Aunque la acción de la película parezca dirigirse hacia lo que ocurrirá cuando los buscadores del cumplimiento de su deseo se enfrenten al mismo, lo importante nos lo viene diciendo Tarkovski desde el inicio. No reparamos en ello pero ahí está, en la persona del pasador, del stalker, en su aparente miseria, en su incapacidad para hacer otra cosa que la que hace, en su mujer que, pese a todo, le ama, y, sobre todo, en su hija deficiente, ese extraño regalo de Dios a sus esfuerzos, ese milagro, esa mirada inmóvil que pone a los objetos en movimiento. ¿Cuál es la fuente de su empuje? ¿De dónde sale la fuerza que lleva todos los días a su padre a no dejar de dar, a no dejar de ofrecerse en mediación? En Esculpir en el tiempo Tarkovski contrapone la capacidad de amar a la pérdida de toda esperanza en el mundo. Sólo la capacidad de amar puede hacer frente a esa pérdida, nos dice, aunque no sepamos bien cómo amar… Pero la dificultad nos espanta y nos alejamos de ella para ir a la caza de la posesión. No reparamos en que nos puede pasar como a Diko-obráz, que estaba demasiado ocupado persiguiendo fantasmas. Y su función como artista, añade Tarkovski, no es otra que hacer que quien vea sus películas sea consciente de su necesidad de amar y de dar su amor, sea consciente de que la belleza le convoca a él.
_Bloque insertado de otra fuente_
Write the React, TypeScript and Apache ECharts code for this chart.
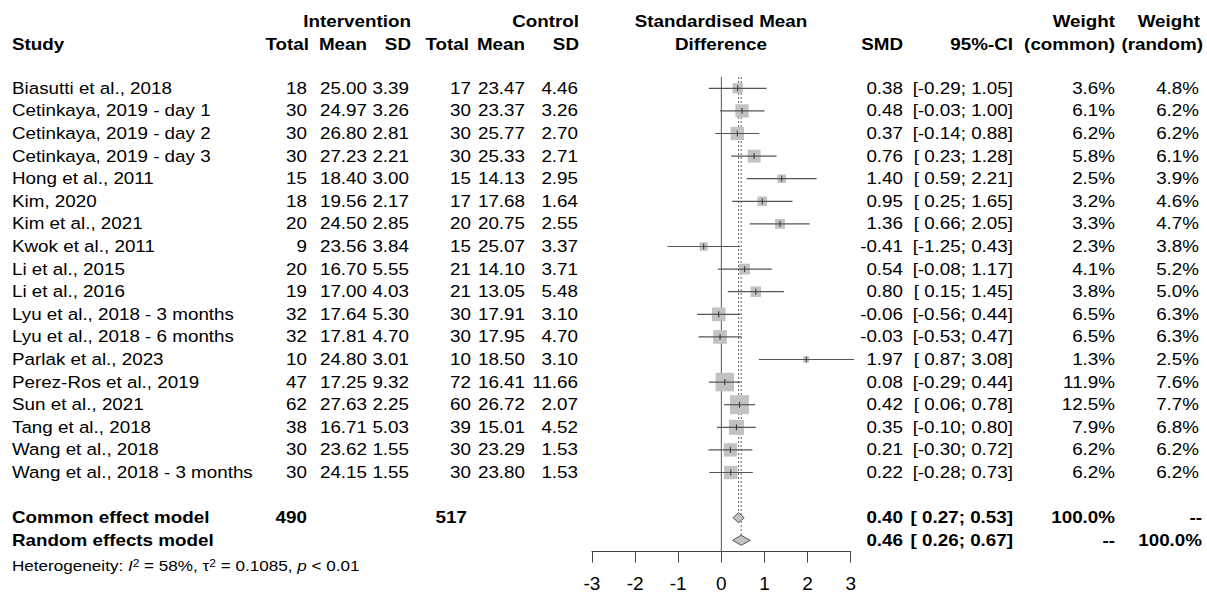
import React, { useEffect, useRef } from "react";
import * as echarts from "echarts";

const studies = [
  "Biasutti et al., 2018",
  "Cetinkaya, 2019 - day 1",
  "Cetinkaya, 2019 - day 2",
  "Cetinkaya, 2019 - day 3",
  "Hong et al., 2011",
  "Kim, 2020",
  "Kim et al., 2021",
  "Kwok et al., 2011",
  "Li et al., 2015",
  "Li et al., 2016",
  "Lyu et al., 2018 - 3 months",
  "Lyu et al., 2018 - 6 months",
  "Parlak et al., 2023",
  "Perez-Ros et al., 2019",
  "Sun et al., 2021",
  "Tang et al., 2018",
  "Wang et al., 2018",
  "Wang et al., 2018 - 3 months",
];
const intTotal = [18, 30, 30, 30, 15, 18, 20, 9, 20, 19, 32, 32, 10, 47, 62, 38, 30, 30];
const intMean = [25.0, 24.97, 26.8, 27.23, 18.4, 19.56, 24.5, 23.56, 16.7, 17.0, 17.64, 17.81, 24.8, 17.25, 27.63, 16.71, 23.62, 24.15];
const intSD = [3.39, 3.26, 2.81, 2.21, 3.0, 2.17, 2.85, 3.84, 5.55, 4.03, 5.3, 4.7, 3.01, 9.32, 2.25, 5.03, 1.55, 1.55];
const ctrlTotal = [17, 30, 30, 30, 15, 17, 20, 15, 21, 21, 30, 30, 10, 72, 60, 39, 30, 30];
const ctrlMean = [23.47, 23.37, 25.77, 25.33, 14.13, 17.68, 20.75, 25.07, 14.1, 13.05, 17.91, 17.95, 18.5, 16.41, 26.72, 15.01, 23.29, 23.8];
const ctrlSD = [4.46, 3.26, 2.7, 2.71, 2.95, 1.64, 2.55, 3.37, 3.71, 5.48, 3.1, 4.7, 3.1, 11.66, 2.07, 4.52, 1.53, 1.53];
const smd = [0.38, 0.48, 0.37, 0.76, 1.4, 0.95, 1.36, -0.41, 0.54, 0.8, -0.06, -0.03, 1.97, 0.08, 0.42, 0.35, 0.21, 0.22];
const ciLow = [-0.29, -0.03, -0.14, 0.23, 0.59, 0.25, 0.66, -1.25, -0.08, 0.15, -0.56, -0.53, 0.87, -0.29, 0.06, -0.1, -0.3, -0.28];
const ciHigh = [1.05, 1.0, 0.88, 1.28, 2.21, 1.65, 2.05, 0.43, 1.17, 1.45, 0.44, 0.47, 3.08, 0.44, 0.78, 0.8, 0.72, 0.73];
const weightCommon = [3.6, 6.1, 6.2, 5.8, 2.5, 3.2, 3.3, 2.3, 4.1, 3.8, 6.5, 6.5, 1.3, 11.9, 12.5, 7.9, 6.2, 6.2];
const weightRandom = [4.8, 6.2, 6.2, 6.1, 3.9, 4.6, 4.7, 3.8, 5.2, 5.0, 6.3, 6.3, 2.5, 7.6, 7.7, 6.8, 6.2, 6.2];

const summaryLabels = ["Common effect model", "Random effects model"];
const summaryEst = [0.4, 0.46];
const summaryLow = [0.27, 0.26];
const summaryHigh = [0.53, 0.67];
const summaryIntTotal = [490, null];
const summaryCtrlTotal = [517, null];
const summaryWCommon = ["100.0%", "--"];
const summaryWRandom = ["--", "100.0%"];
const xTickMin = -3;
const xTickMax = 3;

const FONT = "'Liberation Sans', Arial, sans-serif";
const FS = 16.5;
const SX = 1.14;

const fmt2 = (v: number) => v.toFixed(2);
const padCI = (v: number) => (v < 0 ? v.toFixed(2) : " " + v.toFixed(2));
const ci = (lo: number, hi: number) => `[${padCI(lo)}; ${hi.toFixed(2)}]`;

type Cell = { t: string; x: number; a: "left" | "right" | "center"; b?: boolean; rich?: boolean };

const COL = {
  study: 12,
  iTot: 307,
  iMean: 367,
  iSD: 409,
  cTot: 471,
  cMean: 525,
  cSD: 578,
  mid: 721,
  smd: 903,
  ci: 1013,
  wc: 1115,
  wr: 1199,
};

function buildTextRows(): { row: number; cells: Cell[] }[] {
  const rows: { row: number; cells: Cell[] }[] = [];
  rows.push({
    row: -2.95,
    cells: [
      { t: "Intervention", x: COL.iSD + 2, a: "right", b: true },
      { t: "Control", x: COL.cSD + 1, a: "right", b: true },
      { t: "Standardised Mean", x: COL.mid, a: "center", b: true },
      { t: "Weight", x: COL.wc, a: "right", b: true },
      { t: "Weight", x: COL.wr + 1, a: "right", b: true },
    ],
  });
  rows.push({
    row: -1.95,
    cells: [
      { t: "Study", x: COL.study, a: "left", b: true },
      { t: "Total", x: COL.iTot + 2, a: "right", b: true },
      { t: "Mean", x: COL.iMean, a: "right", b: true },
      { t: "SD", x: COL.iSD + 2, a: "right", b: true },
      { t: "Total", x: COL.cTot - 2, a: "right", b: true },
      { t: "Mean", x: COL.cMean, a: "right", b: true },
      { t: "SD", x: COL.cSD + 1, a: "right", b: true },
      { t: "Difference", x: COL.mid, a: "center", b: true },
      { t: "SMD", x: COL.smd, a: "right", b: true },
      { t: "95%-CI", x: COL.ci, a: "right", b: true },
      { t: "(common)", x: COL.wc, a: "right", b: true },
      { t: "(random)", x: COL.wr + 4, a: "right", b: true },
    ],
  });
  studies.forEach((s, i) => {
    rows.push({
      row: i,
      cells: [
        { t: s, x: COL.study, a: "left" },
        { t: String(intTotal[i]), x: COL.iTot, a: "right" },
        { t: fmt2(intMean[i]), x: COL.iMean, a: "right" },
        { t: fmt2(intSD[i]), x: COL.iSD, a: "right" },
        { t: String(ctrlTotal[i]), x: COL.cTot, a: "right" },
        { t: fmt2(ctrlMean[i]), x: COL.cMean, a: "right" },
        { t: fmt2(ctrlSD[i]), x: COL.cSD, a: "right" },
        { t: fmt2(smd[i]), x: COL.smd, a: "right" },
        { t: ci(ciLow[i], ciHigh[i]), x: COL.ci, a: "right" },
        { t: weightCommon[i].toFixed(1) + "%", x: COL.wc, a: "right" },
        { t: weightRandom[i].toFixed(1) + "%", x: COL.wr, a: "right" },
      ],
    });
  });
  summaryLabels.forEach((lab, k) => {
    const cells: Cell[] = [{ t: lab, x: COL.study, a: "left", b: true }];
    if (summaryIntTotal[k] != null) cells.push({ t: String(summaryIntTotal[k]), x: COL.iTot, a: "right", b: true });
    if (summaryCtrlTotal[k] != null) cells.push({ t: String(summaryCtrlTotal[k]), x: COL.cTot - 4, a: "right", b: true });
    cells.push({ t: fmt2(summaryEst[k]), x: COL.smd, a: "right", b: true });
    cells.push({ t: ci(summaryLow[k], summaryHigh[k]), x: COL.ci, a: "right", b: true });
    cells.push({ t: summaryWCommon[k], x: COL.wc, a: "right", b: true });
    cells.push({ t: summaryWRandom[k], x: COL.wr + 3, a: "right", b: true });
    rows.push({ row: studies.length + 1 + k, cells });
  });
  rows.push({
    row: studies.length + 3.1,
    cells: [
      {
        t: "Heterogeneity: {it|I}{sup|2} = 58%, τ{sup|2} = 0.1085, {it|p} < 0.01",
        x: COL.study,
        a: "left",
        rich: true,
      },
    ],
  });
  return rows;
}

export default function App() {
  const ref = useRef<HTMLDivElement>(null);

  useEffect(() => {
    if (!ref.current) return;
    const chart = echarts.init(ref.current, null, { renderer: "svg" });
    const textRows = buildTextRows();
    const nStudies = studies.length;
    const commonRow = nStudies + 1;
    const randomRow = nStudies + 2;
    const DIA_H = 5;

    const option: any = {
      animation: false,
      backgroundColor: "#ffffff",
      grid: { left: 592, right: 356.3, top: 9.2, bottom: 42.4, containLabel: false },
      xAxis: {
        type: "value",
        min: xTickMin,
        max: xTickMax,
        interval: 1,
        splitLine: { show: false },
        axisLine: { show: true, onZero: false, lineStyle: { color: "#444", width: 1 } },
        axisTick: { show: true, length: 11, lineStyle: { color: "#444", width: 1 } },
        axisLabel: { color: "#000", fontSize: 19, fontFamily: FONT, margin: 22 },
      },
      yAxis: {
        type: "value",
        min: -3.5,
        max: randomRow + 0.5,
        inverse: true,
        show: false,
        splitLine: { show: false },
      },
      series: [
        {
          type: "custom",
          name: "reflines",
          silent: true,
          data: [
            [0, -0.5, randomRow + 0.5, 0],
            [summaryEst[0], -0.5, commonRow, 1],
            [summaryEst[1], -0.5, randomRow, 1],
          ],
          renderItem: (params: any, api: any) => {
            const x = api.value(0);
            const p0 = api.coord([x, api.value(1)]);
            const p1 = api.coord([x, api.value(2)]);
            const dotted = api.value(3) === 1;
            return {
              type: "line",
              shape: { x1: p0[0], y1: p0[1], x2: p1[0], y2: dotted ? p1[1] - DIA_H : p1[1] },
              style: {
                stroke: dotted ? "#666" : "#555",
                lineWidth: 1,
                lineDash: dotted ? [2, 2] : null,
              },
            };
          },
          z: 1,
        },
        {
          type: "custom",
          name: "studies",
          silent: true,
          data: studies.map((_, i) => [smd[i], i, ciLow[i], ciHigh[i], weightCommon[i]]),
          renderItem: (params: any, api: any) => {
            const est = api.value(0);
            const row = api.value(1);
            const p = api.coord([est, row]);
            const l = api.coord([api.value(2), row]);
            const h = api.coord([api.value(3), row]);
            const side = 5.37 * Math.sqrt(api.value(4));
            return {
              type: "group",
              children: [
                {
                  type: "rect",
                  shape: { x: p[0] - side / 2, y: p[1] - side / 2, width: side, height: side },
                  style: { fill: "#c2c2c2", stroke: null },
                },
                {
                  type: "line",
                  shape: { x1: l[0], y1: p[1], x2: h[0], y2: p[1] },
                  style: { stroke: "#555", lineWidth: 1.2 },
                },
                {
                  type: "line",
                  shape: { x1: p[0], y1: p[1] - 3, x2: p[0], y2: p[1] + 3 },
                  style: { stroke: "#333", lineWidth: 1 },
                },
              ],
            };
          },
          z: 2,
        },
        {
          type: "custom",
          name: "diamonds",
          silent: true,
          data: summaryEst.map((e, k) => [e, commonRow + k, summaryLow[k], summaryHigh[k]]),
          renderItem: (params: any, api: any) => {
            const row = api.value(1);
            const p = api.coord([api.value(0), row]);
            const l = api.coord([api.value(2), row]);
            const h = api.coord([api.value(3), row]);
            return {
              type: "polygon",
              shape: {
                points: [
                  [l[0], p[1]],
                  [p[0], p[1] - DIA_H],
                  [h[0], p[1]],
                  [p[0], p[1] + DIA_H],
                ],
              },
              style: { fill: "#c2c2c2", stroke: "#555", lineWidth: 1 },
            };
          },
          z: 3,
        },
        {
          type: "custom",
          name: "table",
          silent: true,
          data: textRows.map((r) => [0, r.row]),
          renderItem: (params: any, api: any) => {
            const r = textRows[params.dataIndex];
            const y = api.coord([0, api.value(1)])[1];
            return {
              type: "group",
              children: r.cells.map((c) => {
                const size = c.rich ? 15 : FS;
                const style: any = {
                  text: c.t,
                  x: 0,
                  y: 0,
                  fill: "#000",
                  fontSize: size,
                  fontFamily: FONT,
                  fontWeight: c.b ? "bold" : "normal",
                  align: c.a,
                  textAlign: c.a,
                  verticalAlign: "middle",
                  textVerticalAlign: "middle",
                };
                if (c.rich) {
                  style.rich = {
                    it: { fontStyle: "italic", fontSize: size, fontFamily: FONT, fill: "#000" },
                    sup: { fontSize: 10.5, fontFamily: FONT, verticalAlign: "top", fill: "#000", lineHeight: 10 },
                  };
                }
                return { type: "text", x: c.x, y, scaleX: SX, scaleY: 1, style };
              }),
            };
          },
          z: 4,
        },
      ],
    };
    chart.setOption(option);
    return () => chart.dispose();
  }, []);

  return (
    <div
      ref={ref}
      style={{ position: "fixed", left: 0, top: 0, width: 1207, height: 594, background: "#fff" }}
    />
  );
}
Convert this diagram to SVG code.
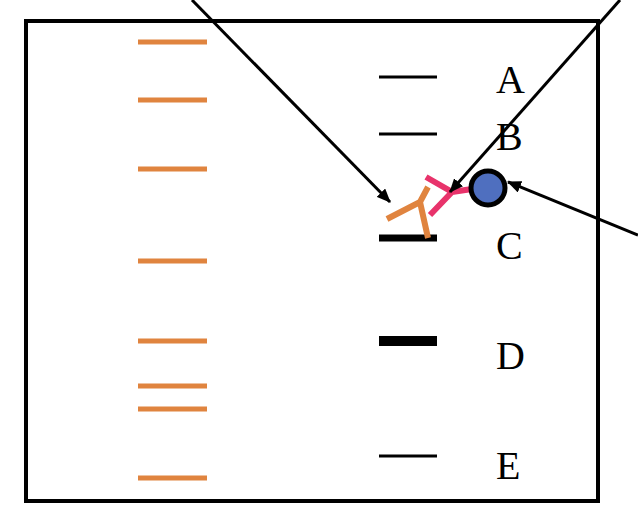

Tarkovski reflejó el trayecto que conduce al lugar de lo inalcanzable, el lugar donde Diana se baña, ese lugar donde el artista es convocado. Con ello Tarkovski expresa su concepción sacrificial del arte, la que no baja la mirada y se atreve con lo absoluto. Pero para los simples mortales quizás sea necesario tomar ciertas precauciones y dejar surgir el entremedias de una cortina de agua.